Scott sticks to Merrick’s founding philosophy of stocking unusual gear. “We don’t carry every lure that’s out there because today’s hot item is tomorrow’s closeout,” he explains. “On the other hand, we carry everything our customers need. You can’t sell out of an empty cart.”

Merrick stocks an extensive variety of fly-tying and lure-making components, as well as rod-building supplies, so retailers can build unique tackle with higher-than-average mark-ups. “The guy who buys a custom rod is not the same guy who buys a factory rod,” Scott says. “The custom-rod customer is willing to pay a little more for something special.”

Stores that offer rod-building classes have found a way to generate sales during the off-season, he says. Customers who buy components to build their own rods are like fly tiers: always seeking new materials and components to improve performance. Merrick offers workshops for custom builders who want to learn the latest techniques.

Everyone who works for Merrick Tackle has learnt to build custom rods. “They build rods for themselves and their boyfriends,” Scott says. “I want them to know what they’re talking about when they’re working with customers who are rod builders.”

For several years, Scott, like many other American wholesalers, would open his warehouse for a weekend dealer-show, usually during the winter.

No longer.

“We still have a show, but it’s year-round. When we had the weekend show, it was always at the wrong time for some dealers,” he recalls. “The other problem was that we’d have a tremendous turnout and only 10 people to look after everyone. It was frustrating.

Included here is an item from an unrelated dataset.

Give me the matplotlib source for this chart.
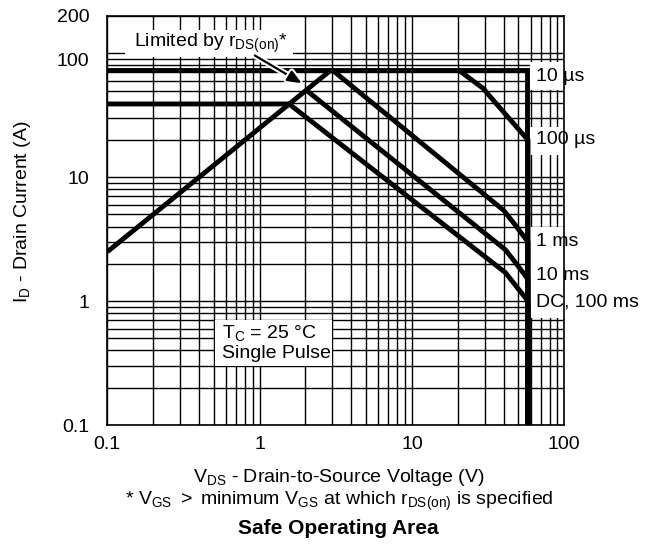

“Now, customers can call for an appointment and come when it’s convenient for them. We buy them lunch, and they have 10 people catering to them. We’re in the Catskills where there’s great skiing, trout fishing and other activities, so some of our customers come for the weekend and make a little vacation out of it.”

Personal service is the hallmark of Merrick Tackle. Scott says: “We treat everyone the way we would want to be treated. When you call, you speak to a real person who understands what you need. You may speak to me. I’m here all the time, and I do a lot of different things. I enjoy talking with customers about business and fishing. I’m a fisherman, too. That’s my hobby.

“Personal service runs through the entire business,” he says. “When we’re packing an order, for instance, it has to be a nice job; neatness counts.”

Joyce Greenberg, Scott’s mother, still works in the office.

Merrick Tackle is grounded in tradition, but it’s a dynamic business. “My goal is to keep expanding at a rate that we can continue to serve our customers,” Scott Greenberg says.

“My philosophy is always to try to be different. If something isn’t working, change it. If something is working, improve it.”